His son Ronald on the other hand wasn’t afraid to state his opinion about Formula 1, albeit indirectly. If a kid says they want to go home, it probably means they are bored. Ronald mate, you’re missing out!
Trying To Steer With No Wheels
During the first practice sessions for the Chinese GP in 2010, Sebastien Buemi was cruising along the long main straight at Shanghai.
He was focussed on procuring as much data for his Toro Rosso team as possible before qualifying the next day. But the only information he could gather was that, if he didn’t know already, you can’t steer a car when you don’t have any front wheels!
At around 190 miles per hour, both front suspension linkages on his STR4 failed as he jumped on the brakes. One of the tyres was sent over the barriers and almost hit a cameraman on the side of the circuit.
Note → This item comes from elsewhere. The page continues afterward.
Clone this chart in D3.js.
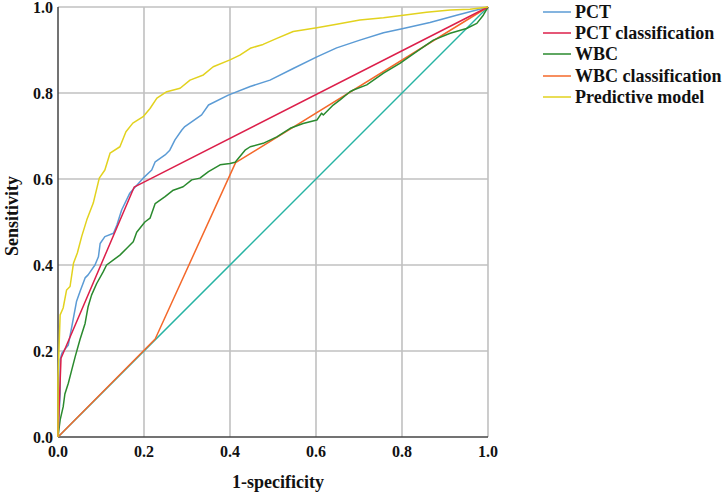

Out of pure instinct, Buemi tried to turn his Toro Rosso away from the metal barriers. But as one might expect, the vehicle did not respond to his inputs.
Acrobatics to the Chequered Flag
Christian Fittipaldi was enduring a frankly dismal campaign with Minardi for the ’93 season. Running in the lower-mid pack all year long was obviously very boring for the Brazilian.
He was looking to improve his credentials, and what better way to do this than to somersault over the finish line (?)!
While he did end up totalling both his car and that of his teammate Pierluigi Martini, at least the cameras were on him for a few extra moments!
Disqualified For Being Too Slow
British-Canadian pilot Victor “Al” Pease participated in 3 Grand Prix, all at his home race in Canada. A former illustrator, Pease picked up Motorsport in the 60s. He was well into his thirties by this point, late by any standards.
Al was wholly outclassed by the rest of the field. In his first outing (1967), he finished a mind-boggling 43 laps behind winner Jack Brabham!
Two years later, he tried his luck again at Mosport. He qualified 11 seconds off the pace, a signal of what was to come. In the race he continued to trundle at his usual speed, way slower than the rest of the grid.
Pease had completed 22 laps while the leaders were well into their 46th. He was soon deemed to be driving too slowly and holding others up on the racetrack, and was shown the black flag. This is the only time someone has been disqualified for being too slow. Not a moment to be proud of.